Rupert Murdoch’s News Corp signs global news deal with Google

Rupert Murdoch’s News Corp said it has struck a deal for Google to pay it for news as the digital giant rushes to negotiate deals with Australian media companies.

News Corp said it would receive “significant payments” from Google in the three-year agreement, which includes heavyweight news organisations throughout the English-speaking world, such as the Wall Street Journal and New York Post in the US, the Times and the Sun in the UK and its Australian assets. The deal spans audio and video and News Corp will also get an ad revenue share from Google.

News Corp said it would receive “significant payments” from Google in the three-year agreement.Credit:AP

News Corp CEO Robert Thomson thanked Australian officials in a statement, saying they “have stood firm for their country and for journalism.”

Seven West Media on Monday announced it had struck a deal with Google. Nine Entertainment (owner of this masthead) has also agreed to terms on a deal with Google.

Overnight, Facebook has made a stunning move to ban publishers and Australian users from sharing or viewing any news articles in response to the proposed media bargaining laws.

Treasurer Josh Frydenberg confirmed on Wednesday that ABC is also in negotiations and plans to spend any Google revenue on regional journalism.

“There are negotiations going on with all the major players and the minor players at the moment,” Frydenberg said. “This will help sustain public interest journalism in this country for years to come.”

Frydenberg said “none of these deals would be happening” if not for proposed legislation to create a so-called News Media Bargaining Code.

“Everything that I have heard from parties, both in the news media business and in terms of digital platforms, is that these are generous deals,” Frydenberg said.

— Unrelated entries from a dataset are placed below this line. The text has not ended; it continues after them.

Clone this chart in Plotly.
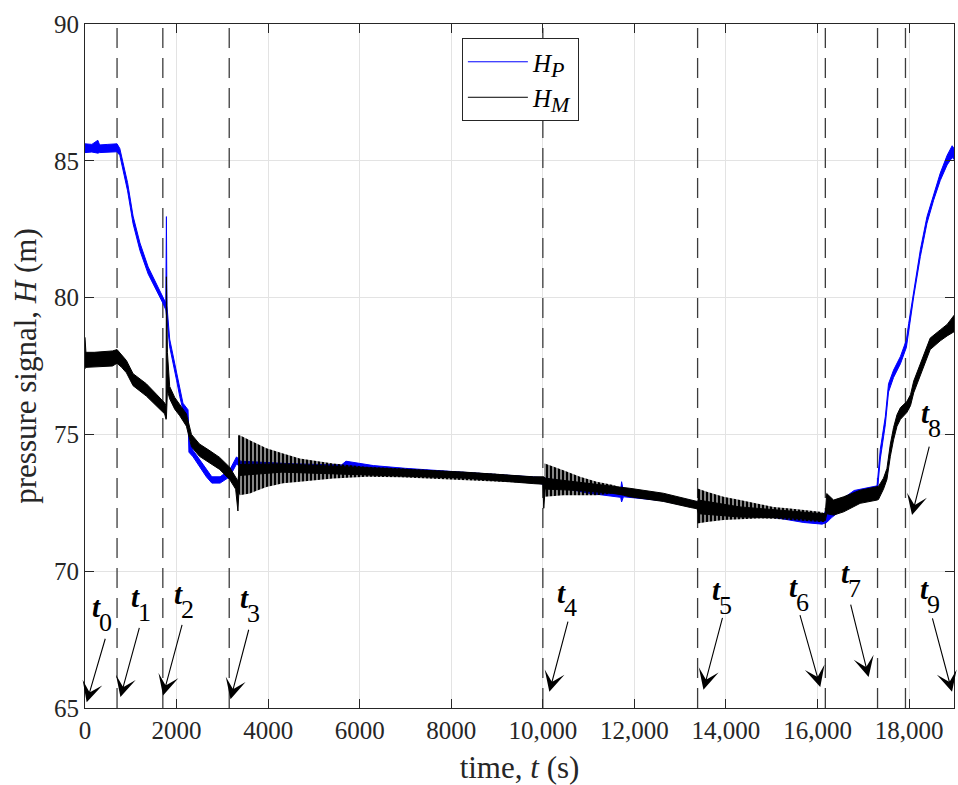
import plotly.graph_objects as go

# ---------------- measured pressure heads (band = min/max of the noisy record) ----------------
# H_P : time (s), lower and upper edge of the trace (m)
hp_t = [0, 150, 280, 320, 500, 700, 760, 800, 930, 1050, 1200, 1380, 1560, 1700, 1765, 1778, 1790,
        1850, 1925, 2000, 2070, 2140, 2250, 2270, 2360, 2500, 2650, 2770, 2950, 3160, 3310, 3400,
        4500, 5600, 5700, 6300, 7000, 8500, 9800, 10000, 11000, 11700, 11720, 11760, 12600, 13300,
        14000, 15000, 15700, 16100, 16200, 16300, 16800, 17300, 17370, 17480, 17550, 17660, 17810,
        17940, 17990, 18100, 18245, 18390, 18535, 18680, 18830, 18940, 18980]
hp_lo = [85.30, 85.32, 85.28, 85.30, 85.32, 85.33, 85.20, 84.90, 83.90, 82.70, 81.72, 80.86, 80.26,
         79.80, 79.55, 79.50, 79.20, 78.20, 77.58, 76.98, 76.38, 75.90, 75.62, 74.35, 74.18, 73.82,
         73.45, 73.22, 73.22, 73.45, 73.92, 73.80, 73.72, 73.66, 73.64, 73.60, 73.55, 73.40, 73.25,
         73.20, 72.85, 72.70, 72.53, 72.72, 72.58, 72.35, 72.15, 71.98, 71.78, 71.72, 71.78, 71.95,
         72.60, 72.80, 74.10, 75.35, 76.55, 77.08, 77.58, 78.18, 78.80, 80.03, 81.50, 82.72, 83.56,
         84.28, 84.85, 85.12, 85.05]
hp_hi = [85.62, 85.60, 85.75, 85.58, 85.60, 85.62, 85.45, 85.15, 84.20, 82.98, 82.00, 81.12, 80.52,
         80.05, 79.80, 82.96, 79.70, 78.48, 77.85, 77.24, 76.64, 76.14, 75.90, 74.80, 74.42, 74.08,
         73.70, 73.45, 73.45, 73.70, 74.18, 74.02, 73.93, 73.88, 74.02, 73.86, 73.76, 73.58, 73.44,
         73.42, 73.05, 72.95, 73.27, 72.92, 72.80, 72.55, 72.35, 72.18, 72.00, 71.92, 72.30, 72.35,
         72.95, 73.12, 74.45, 75.65, 76.85, 77.35, 77.85, 78.45, 79.05, 80.28, 81.75, 82.96, 83.80,
         84.55, 85.20, 85.55, 85.45]

# H_M : dense core of the trace
hm_t = [0, 20, 200, 400, 600, 700, 800, 905, 1050, 1340, 1560, 1740, 1770, 1778, 1800, 1850, 1960,
        2070, 2215, 2325, 2500, 2730, 2940, 3160, 3290, 3340, 3380, 4300, 6150, 8300, 9800, 10000,
        10020, 10050, 10800, 11500, 11760, 11900, 12630, 13220, 13370, 13400, 14300, 15400, 16100,
        16170, 16200, 16350, 16570, 16930, 17300, 17330, 17440, 17515, 17590, 17660, 17735, 17810,
        17950, 18030, 18100, 18320, 18460, 18680, 18830, 18980]
hm_lo = [77.40, 77.45, 77.45, 77.48, 77.50, 77.60, 77.45, 77.25, 76.78, 76.40, 76.03, 75.75, 75.55,
         75.60, 76.60, 76.30, 75.92, 75.68, 75.30, 74.55, 74.20, 73.96, 73.72, 73.35, 73.00, 72.20,
         73.50, 73.62, 73.52, 73.40, 73.20, 73.18, 72.30, 73.00, 72.95, 72.85, 72.78, 72.72, 72.55,
         72.33, 72.28, 72.10, 71.98, 71.95, 71.85, 71.85, 72.10, 72.05, 72.17, 72.48, 72.60, 72.62,
         73.00, 73.35, 74.20, 74.80, 75.30, 75.55, 75.80, 76.05, 76.52, 77.50, 78.10, 78.42, 78.60,
         78.75]
hm_hi = [78.55, 78.00, 78.00, 78.02, 78.05, 78.10, 77.90, 77.70, 77.22, 76.85, 76.47, 76.15, 76.05,
         80.76, 78.00, 76.75, 76.35, 76.10, 75.75, 75.00, 74.65, 74.40, 74.16, 73.80, 73.40, 73.30,
         73.90, 73.92, 73.78, 73.62, 73.45, 73.43, 73.45, 73.40, 73.25, 73.12, 73.05, 73.03, 72.85,
         72.62, 72.55, 72.60, 72.35, 72.20, 72.10, 72.12, 72.84, 72.60, 72.72, 72.96, 73.08, 73.10,
         73.40, 73.75, 74.65, 75.25, 75.72, 75.98, 76.20, 76.45, 76.95, 77.92, 78.52, 78.82, 79.02,
         79.35]

# H_M : envelope of the pressure oscillations after each valve manoeuvre
osc1_t = [3344, 3381, 3600, 3964, 4328, 4692, 5421, 6150, 6878, 7607, 8336, 9064, 9793, 10000]
osc1_hi = [74.97, 74.97, 74.79, 74.49, 74.30, 74.12, 73.94, 73.82, 73.76, 73.70, 73.63, 73.55, 73.45, 73.42]
osc1_lo = [72.90, 72.78, 72.84, 73.08, 73.21, 73.27, 73.39, 73.45, 73.43, 73.39, 73.33, 73.27, 73.21, 73.18]

osc2_t = [10030, 10044, 10448, 10813, 11178, 11541, 11760]
osc2_hi = [73.94, 73.94, 73.69, 73.45, 73.27, 73.15, 73.02]
osc2_lo = [72.72, 72.72, 72.78, 72.78, 72.78, 72.84, 72.80]

osc3_t = [13370, 13380, 13582, 13946, 14310, 14675, 15038, 15403, 15768, 16058, 16150]
osc3_hi = [73.02, 73.02, 72.90, 72.72, 72.60, 72.48, 72.35, 72.29, 72.23, 72.17, 72.12]
osc3_lo = [71.74, 71.74, 71.80, 71.87, 71.90, 71.93, 71.92, 71.87, 71.82, 71.80, 71.80]

# event instants t1..t8 (dashed markers)
event_times = [700, 1700, 3150, 10000, 13380, 16170, 17310, 17920]
event_labels = ["0", "1", "2", "3", "4", "5", "6", "7", "8", "9"]

x_tickvals = [0, 2000, 4000, 6000, 8000, 10000, 12000, 14000, 16000, 18000]
x_ticktext = ["0", "2000", "4000", "6000", "8000", "10,000", "12,000", "14,000", "16,000", "18,000"]
y_tickvals = [65, 70, 75, 80, 85, 90]

# ---------------- figure ----------------
FONT = "Liberation Serif"
AXC = "#262626"

def band_xy(t, lo, hi):
    return list(t) + list(t)[::-1], list(hi) + list(lo)[::-1]

fig = go.Figure()

# dashed event markers
vx, vy = [], []
for te in event_times:
    vx += [te, te, None]
    vy += [65, 90, None]
fig.add_trace(go.Scatter(x=vx, y=vy, mode="lines", showlegend=False, hoverinfo="skip",
                         line=dict(color="#3c3c3c", width=1.3, dash="20px,10px")))

# H_P
bx, by = band_xy(hp_t, hp_lo, hp_hi)
fig.add_trace(go.Scatter(x=bx, y=by, mode="lines", fill="toself", fillcolor="#0000ff",
                         line=dict(color="#0000ff", width=1), showlegend=False, hoverinfo="skip"))

# H_M oscillation envelopes (striped over a translucent base)
for ot, olo, ohi in [(osc1_t, osc1_lo, osc1_hi), (osc2_t, osc2_lo, osc2_hi), (osc3_t, osc3_lo, osc3_hi)]:
    ox, oy = band_xy(ot, olo, ohi)
    fig.add_trace(go.Scatter(x=ox, y=oy, mode="lines", fill="toself", fillcolor="rgba(0,0,0,0.35)",
                             fillpattern=dict(shape="|", size=4, solidity=0.6, fillmode="overlay",
                                              fgcolor="black", fgopacity=1),
                             line=dict(width=0), showlegend=False, hoverinfo="skip"))

# H_M core
mx, my = band_xy(hm_t, hm_lo, hm_hi)
fig.add_trace(go.Scatter(x=mx, y=my, mode="lines", fill="toself", fillcolor="black",
                         line=dict(color="black", width=1), showlegend=False, hoverinfo="skip"))

# legend entries
fig.add_trace(go.Scatter(x=[None], y=[None], mode="lines", line=dict(color="#0000ff", width=1),
                         name="<i>H</i><sub><span style='font-size:22px'><i>P</i></span></sub>"))
fig.add_trace(go.Scatter(x=[None], y=[None], mode="lines", line=dict(color="black", width=1),
                         name="<i>H</i><sub><span style='font-size:22px'><i>M</i></span></sub>"))

# event annotations: arrow tip (data), tail offset (px), label offset from tip (px)
arrow_tips = [(37, 65.21), (774, 65.40), (1705, 65.46), (3178, 65.32), (10142, 65.59),
              (13508, 65.67), (16059, 65.77), (17115, 66.13), (18063, 72.05), (18937, 65.59)]
tail_px = [(19, -65), (19.3, -70.7), (19.4, -72), (18.6, -71), (19, -71.7), (19.4, -73.3),
           (-20.7, -73.4), (-18.3, -74), (17.6, -70), (-20, -75)]
label_px = [(10, -95), (15, -100), (15.7, -101), (14.3, -101), (11.7, -99), (12.7, -99.3),
            (-27, -99.7), (-23.3, -103.7), (13.3, -102), (-27.7, -102.7)]

annotations = []
for lab, (tx, ty), (ax, ay), (lx, ly) in zip(event_labels, arrow_tips, tail_px, label_px):
    annotations.append(dict(x=tx, y=ty, xref="x", yref="y", ax=ax, ay=ay, text="",
                            showarrow=True, arrowhead=3, arrowsize=3.1, arrowwidth=1.1,
                            arrowcolor="black"))
    annotations.append(dict(x=tx, y=ty, xref="x", yref="y", xshift=lx, yshift=-ly,
                            text="<b><i>t</i></b>", showarrow=False,
                            font=dict(family=FONT, size=29, color="black")))
    annotations.append(dict(x=tx, y=ty, xref="x", yref="y", xshift=lx + 9, yshift=-(ly + 15),
                            text=lab, showarrow=False,
                            font=dict(family=FONT, size=26, color="black")))

fig.update_layout(
    width=958, height=785,
    margin=dict(l=85, r=4, t=24, b=77),
    paper_bgcolor="white", plot_bgcolor="white",
    font=dict(family=FONT, size=25, color=AXC),
    annotations=annotations,
    legend=dict(x=0.4337, y=0.9795, xanchor="left", yanchor="top",
                bgcolor="white", bordercolor=AXC, borderwidth=1,
                font=dict(family=FONT, size=25, color="black"), itemwidth=60),
    xaxis=dict(range=[0, 18980], tickvals=x_tickvals, ticktext=x_ticktext,
               tickfont=dict(family=FONT, size=25, color=AXC),
               showgrid=True, gridcolor="#e3e3e3", gridwidth=1, zeroline=False,
               showline=True, linecolor=AXC, linewidth=1, mirror="ticks",
               ticks="inside", ticklen=9, tickcolor=AXC,
               title=dict(text="time, <i>t</i> (s)", standoff=13,
                          font=dict(family=FONT, size=31, color=AXC))),
    yaxis=dict(range=[65, 90], tickvals=y_tickvals,
               tickfont=dict(family=FONT, size=25, color=AXC),
               showgrid=True, gridcolor="#e3e3e3", gridwidth=1, zeroline=False,
               showline=True, linecolor=AXC, linewidth=1, mirror="ticks",
               ticks="inside", ticklen=9, tickcolor=AXC,
               title=dict(text="pressure signal, <i>H</i> (m)", standoff=8,
                          font=dict(family=FONT, size=31, color=AXC))),
)

fig.write_html("out.html")
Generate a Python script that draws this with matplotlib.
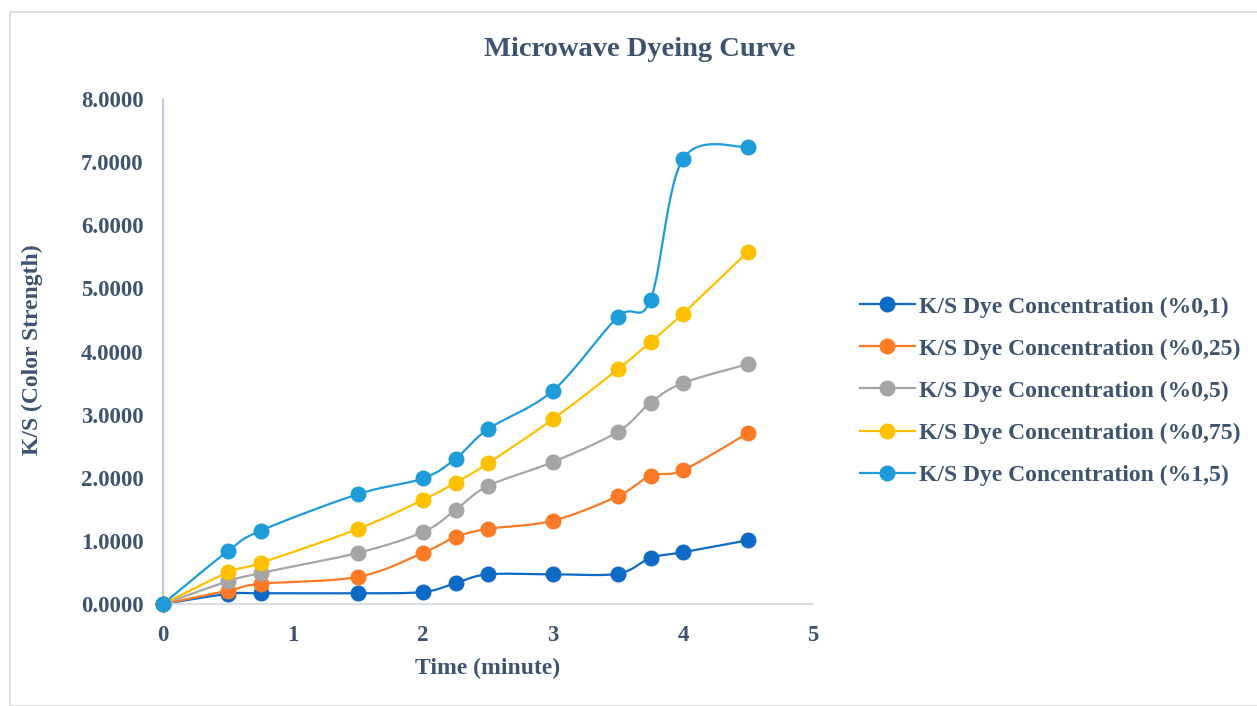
import numpy as np
import matplotlib.pyplot as plt
from matplotlib.patches import Rectangle

# time points (minute)
time = [0, 0.5, 0.75, 1.5, 2, 2.25, 2.5, 3, 3.5, 3.75, 4, 4.5]

ks_01 = [0, 0.16, 0.17, 0.17, 0.19, 0.33, 0.47, 0.47, 0.48, 0.73, 0.82, 1.01]
ks_025 = [0, 0.21, 0.32, 0.43, 0.81, 1.06, 1.19, 1.32, 1.71, 2.03, 2.12, 2.71]
ks_05 = [0, 0.36, 0.49, 0.81, 1.14, 1.49, 1.87, 2.25, 2.73, 3.19, 3.50, 3.80]
ks_075 = [0, 0.50, 0.65, 1.19, 1.65, 1.92, 2.23, 2.93, 3.72, 4.15, 4.60, 5.58]
ks_15 = [0, 0.84, 1.16, 1.74, 1.99, 2.30, 2.77, 3.38, 4.55, 4.82, 7.05, 7.24]

labels = ["K/S Dye Concentration (%0,1)", "K/S Dye Concentration (%0,25)",
          "K/S Dye Concentration (%0,5)", "K/S Dye Concentration (%0,75)",
          "K/S Dye Concentration (%1,5)"]
colors = ["#0E6AC6", "#FB7A25", "#A5A5A5", "#FFC000", "#1E9BD9"]
series = [ks_01, ks_025, ks_05, ks_075, ks_15]

text_color = "#3D5370"
plt.rcParams['font.family'] = ['Liberation Serif', 'DejaVu Serif']
plt.rcParams['font.weight'] = 'bold'


def smooth(x, y, n=30):
    # Catmull-Rom style smoothing, similar to Excel's smoothed line
    x = np.asarray(x, float)
    y = np.asarray(y, float)
    px = np.concatenate([[x[0]], x, [x[-1]]])
    py = np.concatenate([[y[0]], y, [y[-1]]])
    xs, ys = [], []
    t = np.linspace(0, 1, n)
    for i in range(1, len(px) - 2):
        p0, p1, p2, p3 = [np.array([px[j], py[j]]) for j in (i - 1, i, i + 1, i + 2)]
        c1 = p1 + (p2 - p0) / 6
        c2 = p2 - (p3 - p1) / 6
        b = ((1 - t) ** 3)[:, None] * p1 + (3 * (1 - t) ** 2 * t)[:, None] * c1 \
            + (3 * (1 - t) * t ** 2)[:, None] * c2 + (t ** 3)[:, None] * p2
        xs.extend(b[:, 0])
        ys.extend(b[:, 1])
    return xs, ys


fig = plt.figure(figsize=(12.57, 7.06), dpi=100)
ax = fig.add_axes([163 / 1257, 1 - 604 / 706, 650 / 1257, 505 / 706])

for y, c, lab in zip(series, colors, labels):
    sx, sy = smooth(time, y)
    ax.plot(sx, sy, color=c, lw=1.6, zorder=2, clip_on=False)
    ax.plot(time, y, 'o', color=c, ms=10.5, zorder=3, clip_on=False)
    ax.plot([], [], '-o', color=c, lw=1.6, ms=10.5, label=lab)

ax.set_xlim(0, 5)
ax.set_ylim(0, 8)
ax.set_xticks(range(0, 6))
ax.set_yticks(np.arange(0, 9, 1))
ax.set_yticklabels([f"{v:.4f}" for v in range(0, 9)])
ax.tick_params(axis='both', labelsize=16.5, labelcolor=text_color, length=0)
ax.tick_params(axis='x', pad=15)
ax.tick_params(axis='y', pad=14)
for side in ['top', 'right']:
    ax.spines[side].set_visible(False)
ax.spines['left'].set_color("#BFCBDA")
ax.spines['bottom'].set_color("#D9DEE5")
ax.spines['left'].set_linewidth(1.5)
ax.spines['bottom'].set_linewidth(1.5)

fig.text(488 / 1257, 1 - 668 / 706, "Time (minute)", fontsize=17, color=text_color,
         fontweight='bold', ha='center', va='center')
fig.text(32 / 1257, 1 - 350 / 706, "K/S (Color Strength)", fontsize=17, color=text_color,
         fontweight='bold', ha='center', va='center', rotation=90)
fig.text(640 / 1257, 1 - 50 / 706, "Microwave Dyeing Curve", fontsize=20.5, color=text_color,
         fontweight='bold', ha='center', va='center')

leg = ax.legend(loc='center left', bbox_to_anchor=(839 / 1257, 1 - 391 / 706),
                bbox_transform=fig.transFigure, frameon=False, fontsize=17,
                labelspacing=0.87, handlelength=2.3, handletextpad=0.2)
for t in leg.get_texts():
    t.set_color(text_color)

fig.patches.append(Rectangle((10 / 1257, 0), 1, 1 - 12 / 706, transform=fig.transFigure,
                             fill=False, edgecolor="#D9D9D9", lw=1.2))

fig.savefig("out.png", dpi=100)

“These are fair deals. These are good deals. These are good deals for the Australian media businesses,” he added.

The Australian deals with Google are being negotiated under Google’s own model, News Showcase. The company has reached pay deals with more than 450 publications globally since it launched News Showcase in October.

Google announced two weeks ago that it had begun paying seven far smaller Australian websites under News Showcase. Prices have not been revealed.

Frydenberg suggested that Google’s threat to quit Australia had receded as the “speed of these negotiations has picked up.”

“We have sought to keep the major players in Australia,” Frydenberg said. “Google had talked about leaving Australia. We never wanted that to take place. They are an important part of the digital landscape era.”

Marcus Strom, president of the Media, Entertainment and Arts Alliance, the Australian journalists’ union, said media companies have a moral obligation to revenue from the digital platforms in news gathering.

“Any monies from these deals need to end up in the newsroom, not the boardroom,” Strom said. “We will be pressing the case for transparency on how these funds are spent.”

Google is facing pressure from authorities elsewhere to pay for news. Last month, it signed a deal with a group of French publishers that paves the way for it to make digital copyright payments. Under the agreement, Google will negotiate individual licensing deals with newspapers, with payments based on factors such as the amount published daily and monthly internet site traffic.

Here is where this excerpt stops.